= Market Systems Resilience Index =

Economic indicator
The Market Systems Resilience Index (MSRI) measures the capacity of a market system to adapt and adjust to external and internal shocks. It guides international development practitioners in the process of conducting resilience assessments. It is used as a survey-based tool in program evaluation to measure impact as well as to monitor active projects for purposes of adaptive management.

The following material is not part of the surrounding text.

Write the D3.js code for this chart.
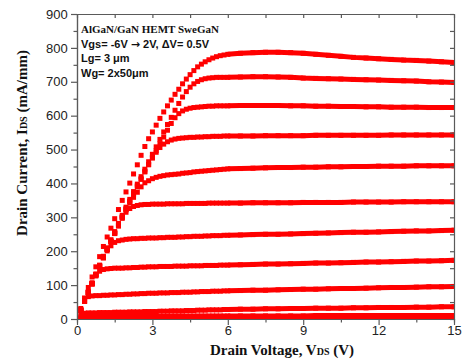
<!DOCTYPE html>
<html>
<head>
<meta charset="utf-8">
<script src="https://cdn.jsdelivr.net/npm/d3@7/dist/d3.min.js"></script>
<style>
  html, body { margin: 0; padding: 0; background: #fff; }
  svg { display: block; }
  .axis path, .axis line { stroke: #5a5a5a; stroke-width: 1.2; }
  .axis text { font-family: "Liberation Sans", Arial, sans-serif; font-size: 13px; fill: #222; }
</style>
</head>
<body>
<svg id="chart" width="463" height="363"></svg>
<script>
// drain voltage sweep (V)
const vds = [0, 0.15, 0.3, 0.45, 0.6, 0.75, 0.9, 1.05, 1.2, 1.35, 1.5, 1.65, 1.8, 1.95, 2.1, 2.25, 2.4, 2.55, 2.7, 2.85,
  3.0, 3.15, 3.3, 3.45, 3.6, 3.75, 3.9, 4.05, 4.2, 4.35, 4.5, 4.65, 4.8, 4.95, 5.1, 5.25, 5.4, 5.55, 5.7, 5.85, 6.0,
  6.5, 7, 7.5, 8, 8.5, 9, 9.5, 10, 10.5, 11, 11.5, 12, 12.5, 13, 13.5, 14, 14.5, 15];

// drain current (mA/mm), one list per gate voltage
const idsVg2p0 = [0, 31, 62, 93, 124, 154, 184, 214, 242, 268, 296, 323, 350, 375, 401, 428, 455, 483, 509, 532,
  552, 572, 592, 611, 629, 646, 663, 678, 694, 708, 721, 733, 744, 752, 759, 765, 770, 774, 777, 779, 781,
  784, 786, 787, 787, 786, 784, 781, 778, 775, 772, 770, 768, 766, 764, 763, 761, 759, 757];
const idsVg1p5 = [0, 27, 54, 81, 107, 133, 159, 185, 210, 234, 258, 282, 306, 330, 353, 376, 398, 420, 442, 464,
  486, 508, 530, 552, 574, 595, 616, 636, 655, 671, 684, 694, 701, 706, 709, 711, 712, 713, 713, 713, 713,
  714, 715, 715, 714, 713, 711, 710, 709, 708, 707, 706, 705, 704, 703, 702, 700, 699, 698];
const idsVg1p0 = [0, 26, 52, 78, 104, 130, 156, 181, 205, 229, 253, 277, 300, 323, 346, 368, 390, 412, 434, 455,
  476, 497, 517, 537, 557, 577, 594, 606, 614, 619, 622, 624, 625, 626, 627, 628, 628, 629, 629, 629, 629,
  630, 630, 630, 630, 629, 629, 628, 628, 627, 627, 626, 626, 625, 625, 625, 624, 624, 624];
const idsVg0p5 = [0, 26, 52, 78, 104, 130, 156, 182, 206, 230, 254, 278, 302, 326, 348, 370, 393, 414, 436, 456,
  475, 492, 506, 516, 523, 528, 531, 533, 534, 535, 536, 536, 537, 537, 538, 538, 539, 539, 539, 540, 540,
  540, 540, 541, 541, 541, 541, 542, 542, 542, 542, 542, 542, 543, 543, 543, 543, 543, 543];
const idsVg0p0 = [0, 26, 52, 78, 104, 130, 156, 182, 206, 230, 254, 277, 300, 322, 342, 359, 374, 390, 402, 408,
  414, 418, 421, 423, 425, 426, 427, 428, 430, 431, 432, 434, 435, 436, 437, 438, 439, 440, 441, 442, 443,
  444, 445, 446, 447, 447, 448, 448, 449, 449, 450, 450, 451, 451, 451, 452, 452, 452, 452];
const idsVgM0p5 = [0, 26, 52, 78, 104, 130, 156, 182, 206, 229, 252, 274, 297, 315, 326, 332, 335, 337, 338, 338,
  339, 339, 339, 339, 340, 340, 340, 340, 340, 341, 341, 341, 341, 341, 341, 342, 342, 342, 342, 342, 342,
  342, 343, 343, 343, 343, 344, 344, 344, 344, 345, 345, 345, 345, 346, 346, 346, 346, 346];
const idsVgM1p0 = [0, 26, 52, 78, 104, 130, 156, 180, 201, 216, 226, 231, 233, 235, 236, 237, 237, 238, 238, 239,
  239, 239, 240, 240, 241, 241, 241, 242, 242, 243, 243, 244, 244, 244, 245, 245, 246, 246, 246, 247, 247,
  248, 249, 250, 250, 251, 252, 253, 254, 255, 256, 256, 257, 258, 259, 260, 260, 261, 262];
const idsVgM1p5 = [0, 26, 52, 78, 104, 127, 141, 146, 148, 149, 150, 150, 150, 151, 151, 152, 152, 153, 153, 154,
  154, 154, 155, 155, 155, 155, 156, 156, 156, 156, 157, 157, 157, 157, 158, 158, 158, 158, 159, 159, 159,
  160, 161, 162, 162, 163, 164, 165, 165, 166, 167, 168, 168, 169, 170, 171, 171, 172, 173];
const idsVgM2p0 = [0, 26, 52, 66, 68, 69, 69, 70, 70, 71, 71, 72, 72, 73, 73, 74, 74, 75, 75, 76,
  76, 76, 77, 77, 77, 78, 78, 78, 79, 79, 79, 80, 80, 81, 81, 81, 82, 82, 82, 83, 83,
  84, 85, 85, 86, 87, 88, 88, 89, 90, 90, 91, 92, 93, 93, 94, 95, 95, 96];
const idsVgM2p5 = [0, 14, 17, 18, 18, 18, 19, 19, 19, 19, 20, 20, 20, 20, 21, 21, 21, 21, 22, 22,
  22, 22, 23, 23, 23, 24, 24, 24, 24, 25, 25, 25, 26, 26, 26, 27, 27, 27, 27, 28, 28,
  29, 29, 30, 30, 31, 31, 32, 32, 32, 33, 33, 34, 34, 34, 35, 35, 36, 36];
const idsVgM3p0 = [0, 6, 8, 8, 8, 8, 8, 8, 8, 8, 8, 8, 8, 8, 8, 8, 8, 8, 8, 8,
  8, 8, 8, 8, 8, 9, 9, 9, 9, 9, 9, 9, 9, 9, 9, 9, 9, 9, 9, 9, 9,
  9, 9, 9, 9, 9, 9, 10, 10, 10, 10, 10, 10, 10, 10, 10, 10, 10, 10];
const idsVgM3p5 = [0, 2, 3, 3, 3, 3, 3, 3, 3, 3, 3, 3, 3, 3, 3, 3, 3, 3, 3, 3,
  3, 3, 3, 3, 3, 3, 3, 3, 3, 3, 3, 3, 3, 3, 3, 3, 3, 3, 3, 3, 3,
  3, 3, 3, 3, 3, 3, 3, 3, 3, 3, 3, 3, 3, 3, 3, 3, 3, 3];
const idsCutoff = [0, 0, 0, 0, 0, 0, 0, 0, 0, 0, 0, 0, 0, 0, 0, 0, 0, 0, 0, 0,
  0, 0, 0, 0, 0, 0, 0, 0, 0, 0, 0, 0, 0, 0, 0, 0, 0, 0, 0, 0, 0,
  0, 0, 0, 0, 0, 0, 0, 0, 0, 0, 0, 0, 0, 0, 0, 0, 0, 0];

const vgsLevels = [2, 1.5, 1, 0.5, 0, -0.5, -1, -1.5, -2, -2.5, -3, -3.5, -4, -4.5, -5, -5.5, -6];
const idsByVgs = [idsVg2p0, idsVg1p5, idsVg1p0, idsVg0p5, idsVg0p0, idsVgM0p5, idsVgM1p0, idsVgM1p5, idsVgM2p0,
  idsVgM2p5, idsVgM3p0, idsVgM3p5, idsCutoff, idsCutoff, idsCutoff, idsCutoff, idsCutoff];

const xMajor = [0, 3, 6, 9, 12, 15];
const xMinor = [1.5, 4.5, 7.5, 10.5, 13.5];
const yMajor = [0, 100, 200, 300, 400, 500, 600, 700, 800, 900];
const yMinor = [50, 150, 250, 350, 450, 550, 650, 750, 850];

const svg = d3.select('#chart');
const x = d3.scaleLinear().domain([0, 15]).range([77, 454]);
const y = d3.scaleLinear().domain([0, 900]).range([319, 14]);
const serif = '"Liberation Serif", "Times New Roman", serif';
const sans = '"Liberation Sans", Arial, sans-serif';
const red = '#ff0000';
const box = 5;

svg.append('clipPath').attr('id', 'plot-clip')
  .append('rect').attr('x', x(0)).attr('y', y(900)).attr('width', x(15) - x(0)).attr('height', y(0) - y(900));

// curves
const plot = svg.append('g').attr('clip-path', 'url(#plot-clip)');
const line = d3.line().x((d) => x(d[0])).y((d) => y(d[1]));
idsByVgs.forEach((ids, k) => {
  const pts = vds.map((v, i) => [v, ids[i]]);
  const g = plot.append('g').attr('data-vgs', vgsLevels[k]);
  g.append('path')
    .attr('d', line(pts.filter((p) => p[0] >= 6)))
    .attr('fill', 'none').attr('stroke', red).attr('stroke-width', box);
  g.selectAll('rect').data(pts).join('rect')
    .attr('x', (d) => x(d[0]) - box / 2)
    .attr('y', (d) => y(d[1]) - box / 2)
    .attr('width', box).attr('height', box)
    .attr('fill', red);
});

// axes
const noLabel = () => '';
svg.append('g').attr('class', 'axis').attr('transform', `translate(0,${y(0)})`)
  .call(d3.axisBottom(x).tickValues(xMinor).tickSize(3.5).tickFormat(noLabel));
svg.append('g').attr('class', 'axis').attr('transform', `translate(0,${y(0)})`)
  .call(d3.axisBottom(x).tickValues(xMajor).tickSize(6).tickSizeOuter(0).tickPadding(1));
svg.append('g').attr('class', 'axis').attr('transform', `translate(0,${y(900)})`)
  .call(d3.axisTop(x).tickValues(xMajor.concat(xMinor)).tickSize(-4).tickSizeOuter(0).tickFormat(noLabel));
svg.append('g').attr('class', 'axis').attr('transform', `translate(${x(0)},0)`)
  .call(d3.axisLeft(y).tickValues(yMinor).tickSize(3.5).tickFormat(noLabel));
svg.append('g').attr('class', 'axis').attr('transform', `translate(${x(0)},0)`)
  .call(d3.axisLeft(y).tickValues(yMajor).tickSize(6).tickSizeOuter(0).tickPadding(3.3));
svg.append('g').attr('class', 'axis').attr('transform', `translate(${x(15)},0)`)
  .call(d3.axisRight(y).tickValues(yMajor.concat(yMinor)).tickSize(-4).tickSizeOuter(0).tickFormat(noLabel));

// axis titles
const xt = svg.append('text').attr('x', 282).attr('y', 355).attr('text-anchor', 'middle')
  .attr('font-family', serif).attr('font-weight', 'bold').attr('font-size', 15).attr('fill', '#111');
xt.append('tspan').text('Drain Voltage, V');
xt.append('tspan').attr('font-size', 10).text('DS');
xt.append('tspan').text(' (V)');

const yt = svg.append('text').attr('transform', 'translate(27,143) rotate(-90)').attr('text-anchor', 'middle')
  .attr('font-family', serif).attr('font-weight', 'bold').attr('font-size', 15).attr('fill', '#111');
yt.append('tspan').text('Drain Current, I');
yt.append('tspan').attr('font-size', 10).text('DS');
yt.append('tspan').text(' (mA/mm)');

// device notes
const noteStyle = (sel, family) => sel.attr('x', 81).attr('font-family', family)
  .attr('font-weight', 'bold').attr('font-size', 11).attr('fill', '#111');
noteStyle(svg.append('text').attr('y', 33), serif).text('AlGaN/GaN HEMT SweGaN');
const vgsNote = noteStyle(svg.append('text').attr('y', 47.5), sans);
vgsNote.append('tspan').text('Vgs= -6V ');
vgsNote.append('tspan').attr('font-family', '"DejaVu Sans", sans-serif').text('\u2192');
vgsNote.append('tspan').text(' 2V, \u0394V= 0.5V');
noteStyle(svg.append('text').attr('y', 62), sans).text('Lg= 3 \u03bcm');
noteStyle(svg.append('text').attr('y', 76.5), sans).text('Wg= 2x50\u03bcm');
</script>
</body>
</html>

The MSRI incorporates resilience measurement of both market system actors and households. It is composed of 5 principles and 11 determinants, following standards set by the Donor Committee for Enterprise Development (DCED) and integrated with household-level agroecosystem indicators of resilience. The MSRI has been validated through research in multiple countries in Africa and Asia. It was first developed by International Development Enterprises in 2018 and was adapted based on the market resilience methods and guidance developed under the USAID Center for Resilience project, Resilience Evaluation Analysis and Learning (REAL). Further adaptation followed the United States Agency for International Development MSR framework for measurement released by the USAID Bureau of Food Security.
The MSRI builds upon the agroecological indicators identified in the Self-evaluation and Holistic Assessment of climate Resilience of farmers and Pastoralists (SHARP) tool, developed by the Food and Agriculture Organization of the United Nations (FAO) to understand and incorporate the situations, concerns, and interests of farmers and pastoralists relating to climate resilience and agriculture.